A system and method of processing electronic content (100) involves categorizing electronic content (125) in a content category (125) based on whether any filter elements (115), associated with the content category (125), appear in a content body of the electronic content (125).

Description

CONTENT ENGINE
BACKGROUND OF THE INVENTION The present invention relates to the filtering, categorization, and delivery of electronic content to any user of the internet, and more particularly, to an automated process whereby content can be read and understood in relation to a client defined filter for a content topic.
To date, the filtering of electronic content has been done by reading, parsing, and isolating various fields and values from the electronic content header. These are fields that are determined and inserted by human editors. Current systems for automated categorization of electronic content are completely reliant on these header fields and are incapable of categorizing electronic content with a finer level of granularity than is provided by these human editors. One problem with this system is that electronic content users are limited to these predefined categories and have no facility for defining their own fields, or redefining currently existing categorical fields. In short, existing methods of electronic content categorization do not provide the breath of categories or granularity needed to fully satisfy the expanding needs of content clients. Accordingly, there is a need to refine this categorization process so that it is no longer reliant on human editors or predefined categorizations.
SUMMARY OF THE INVENTION
A system and method of processing electronic content involves storing a filter elements associated with a content category and categorizing electronic content in the content category based on whether any filter elements, associated with the content category, appear in a content body of the electronic content. The filter elements may be a word, a phrase and/or a citation and may part of a Boolean filter which expresses a relationship between the filter elements. In one embodiment, the system and method receives the electronic content or a plurality of electronic content in a data stream from a content provider, across a network (e.g., Internet), and categorizes each electronic content in any one of a plurality of content categories having associated therewith corresponding filter elements.
In another embodiment, the system and method retrieves configuration information defining attributes of a data stream in which the electronic content is received and normalizes the electronic content according to the configuration information. The normalization of the received content may involve sub-parsing the electronic content to obtain header, trailer and payload sections according to the configuration information and performing interpolations within a payload of a discrete electronic content unit including the electronic content.
These interpolations may involve stripping out contact information, expanding at least one of unique and common abbreviations, tagging at least one of paragraphs or tables, and converting control characters outside an ASCII range to human readable text. The normalization of the electronic content is preferably performed by a
generic, non-data stream or content provider specific program.

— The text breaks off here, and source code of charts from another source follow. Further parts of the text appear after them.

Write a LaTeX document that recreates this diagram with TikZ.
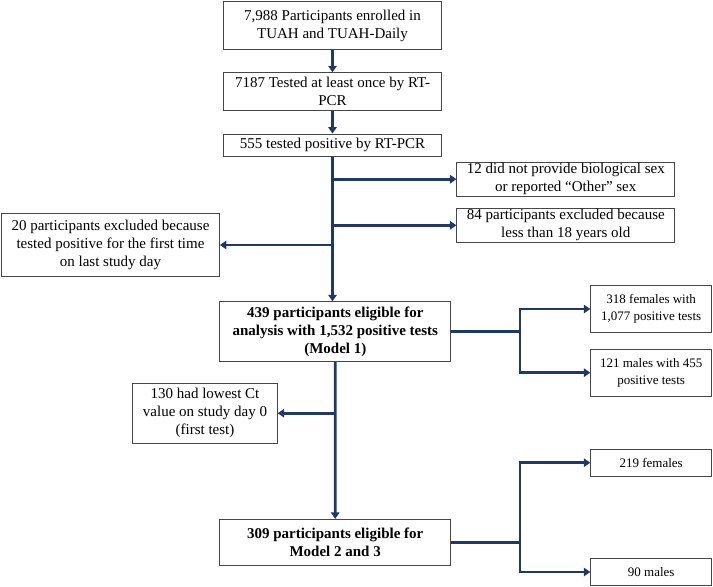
\documentclass[tikz,border=0pt]{standalone}
\usepackage{fontspec}
\setmainfont{Liberation Serif}
\usetikzlibrary{positioning}
\usetikzlibrary{arrows.meta}
\definecolor{flownavy}{RGB}{31,56,100}
\definecolor{boxgray}{RGB}{70,70,70}
\tikzset{
        flowbox/.style={align=center, rectangle, draw=boxgray, line width=0.8pt, fill=white, inner sep=1pt, font=\fontsize{15}{18}\selectfont},
        % Main flow boxes
        box_main/.style={flowbox, minimum width=218pt},
        % Excluded participants
        box_excl/.style={flowbox, minimum width=218pt},
        % Analysis sets
        box_bold/.style={flowbox, minimum width=231pt, font=\fontsize{15}{18}\selectfont\bfseries},
        % Split by sex
        box_sex/.style={flowbox, minimum width=121pt, font=\fontsize{13}{16.5}\selectfont},
        % Connectors
        flow_line/.style={draw=flownavy, line width=2.8pt},
        flow_arrow/.style={flow_line, -{Triangle[length=6.5pt,width=8.5pt]}}
}

\begin{document}
\begin{tikzpicture}[x=1pt, y=-1pt]
            \useasboundingbox (0,0) rectangle (713,587);

            % main column
            \node[box_main, minimum height=47.6pt] (enrolled) at (332.5,25.5) {7,988 Participants enrolled in\\TUAH and TUAH-Daily};
            \node[box_main, minimum height=38pt] (tested) at (332.5,91.7) {7187 Tested at least once by RT-\\PCR};
            \node[box_main, minimum height=22.7pt] (positive) at (332.5,145.3) {555 tested positive by RT-PCR};
            \node[box_bold, minimum height=60pt] (model1) at (335.3,331.7) {439 participants eligible for\\analysis with 1,532 positive tests\\(Model 1)};
            \node[box_bold, minimum height=46.4pt] (model23) at (335.2,542.5) {309 participants eligible for\\Model 2 and 3};

            % exclusions
            \node[box_excl, minimum height=33.7pt] (nosex) at (565.8,179.2) {12 did not provide biological sex\\or reported “Other” sex};
            \node[box_excl, minimum height=34pt] (under18) at (565.8,225.3) {84 participants excluded because\\less than 18 years old};
            \node[box_excl, minimum height=63.4pt] (lastday) at (110.5,245) {20 participants excluded because\\tested positive for the first time\\on last study day};
            \node[flowbox, minimum width=144.6pt, minimum height=59.7pt] (ctday0) at (205,413.2) {130 had lowest Ct\\value on study day 0\\(first test)};

            % split by sex
            \node[box_sex, minimum height=46.6pt] (fem1) at (651.2,309) {318 females with\\1,077 positive tests};
            \node[box_sex, minimum height=46.7pt] (male1) at (651.2,372.7) {121 males with 455\\positive tests};
            \node[box_sex, minimum height=26.7pt] (fem2) at (651.2,462.7) {219 females};
            \node[box_sex, minimum height=26.7pt] (male2) at (651.2,572) {90 males};

            \coordinate (fork1) at (520,331.7);
            \coordinate (fork2) at (520,542.5);

            \draw[flow_arrow] (enrolled) -- (tested);
            \draw[flow_arrow] (tested) -- (positive);
            \draw[flow_arrow] (positive.south) -- (positive.south |- model1.north);
            \draw[flow_arrow] (positive.south |- nosex.west) -- (nosex.west);
            \draw[flow_arrow] (positive.south |- under18.west) -- (under18.west);
            \draw[flow_arrow] (positive.south |- lastday.east) -- (lastday.east);

            \draw[flow_line] (model1.east) -- (fork1);
            \draw[flow_arrow] (fork1) |- (fem1.west);
            \draw[flow_arrow] (fork1) |- (male1.west);

            \draw[flow_arrow] (model1.south) -- (model23.north);
            \draw[flow_arrow] (model1.south |- ctday0.east) -- (ctday0.east);

            \draw[flow_line] (model23.east) -- (fork2);
            \draw[flow_arrow] (fork2) |- (fem2.west);
            \draw[flow_arrow] (fork2) |- (male2.west);
\end{tikzpicture}
\end{document}
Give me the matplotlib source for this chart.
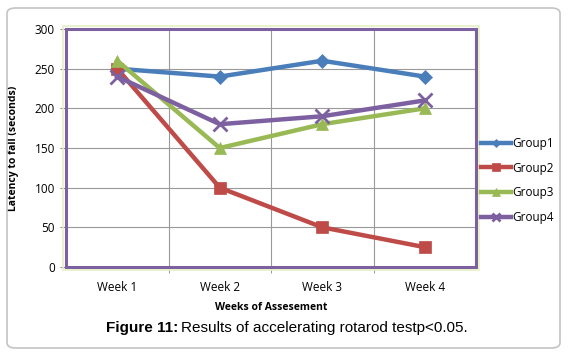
import matplotlib
matplotlib.use('Agg')
import matplotlib.pyplot as plt
from matplotlib.patches import FancyBboxPatch, Rectangle

weeks = ['Week 1', 'Week 2', 'Week 3', 'Week 4']
group1 = [250, 240, 260, 240]
group2 = [250, 100, 50, 25]
group3 = [260, 150, 180, 200]
group4 = [240, 180, 190, 210]

series = [('Group1', group1, '#4A7EBB', 'D', 7),
          ('Group2', group2, '#BE4B48', 's', 9),
          ('Group3', group3, '#98B954', '^', 9),
          ('Group4', group4, '#7D60A0', 'x', 10)]

plt.rcParams['font.family'] = ['Open Sans', 'DejaVu Sans']

fig = plt.figure(figsize=(5.72, 3.52), dpi=100)
W, H = 572.0, 352.0

# outer rounded frame
fig.patches.append(FancyBboxPatch((7 / W, 4 / H), 553 / W, 340 / H,
                                  boxstyle='round,pad=0,rounding_size=0.015',
                                  transform=fig.transFigure, fill=False,
                                  edgecolor='#c4c4c4', linewidth=1.2))

ax = fig.add_axes([66 / W, 1 - 267 / H, 410 / W, 238 / H])
x = list(range(1, len(weeks) + 1))
for name, vals, col, mk, ms in series:
    ax.plot(x, vals, color=col, linewidth=3.2, marker=mk, markersize=ms,
            markeredgewidth=2 if mk == 'x' else 0.5, markeredgecolor=col,
            label=name, zorder=3)

ax.set_xlim(0.5, 4.5)
ax.set_ylim(0, 300)
ax.set_yticks(range(0, 301, 50))
ax.set_xticks(x)
ax.set_xticklabels(weeks, fontsize=8.5)
ax.set_xticks([1.5, 2.5, 3.5], minor=True)
ax.tick_params(axis='x', which='major', length=0, pad=10)
ax.tick_params(axis='x', which='minor', length=4, color='#888888')
ax.tick_params(axis='y', labelsize=8.5, length=4, color='#888888', pad=4)
ax.grid(True, axis='y', color='#999999', linewidth=0.8)
ax.grid(True, axis='x', which='minor', color='#999999', linewidth=0.8)
for s in ax.spines.values():
    s.set_color('#7D60A0')
    s.set_linewidth(2.2)

# light green border around plot area
fig.patches.append(Rectangle((63 / W, 1 - 270 / H), 416 / W, 244 / H,
                             transform=fig.transFigure, fill=False,
                             edgecolor='#E6EFC4', linewidth=1.2, zorder=0))

ax.set_ylabel('Latency to fall (seconds)', fontsize=7.5, fontweight='bold', labelpad=11)
ax.set_xlabel('Weeks of Assesement', fontsize=7.5, fontweight='bold', labelpad=6)

fig.legend(loc='upper left', bbox_to_anchor=(476 / W, 1 - 132 / H), frameon=False,
           fontsize=8.5, handlelength=2.6, handletextpad=0.1, labelspacing=1.0,
           markerscale=0.6, borderaxespad=0)

cap_font = ['Liberation Sans', 'DejaVu Sans']
fig.text(178 / W, 1 - 328 / H, 'Figure 11:', ha='right', va='center',
         fontsize=11, fontweight='bold', family=cap_font)
fig.text(181 / W, 1 - 328 / H, 'Results of accelerating rotarod testp<0.05.',
         ha='left', va='center', fontsize=11, family=cap_font)

fig.savefig('out.png', dpi=100)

In a further embodiment, the system and method indexes the received
electronic content in a persistent data store. In yet a further embodiment, the system and method hashes at least the body content of the electronic content, and creates a searchable vector of nodes. The vector of nodes may be searched to determine the appearance of any filter elements associated with the content category in the content body of the electronic content as well as to determine a relationship between appearing filter elements in the content body of the electronic content.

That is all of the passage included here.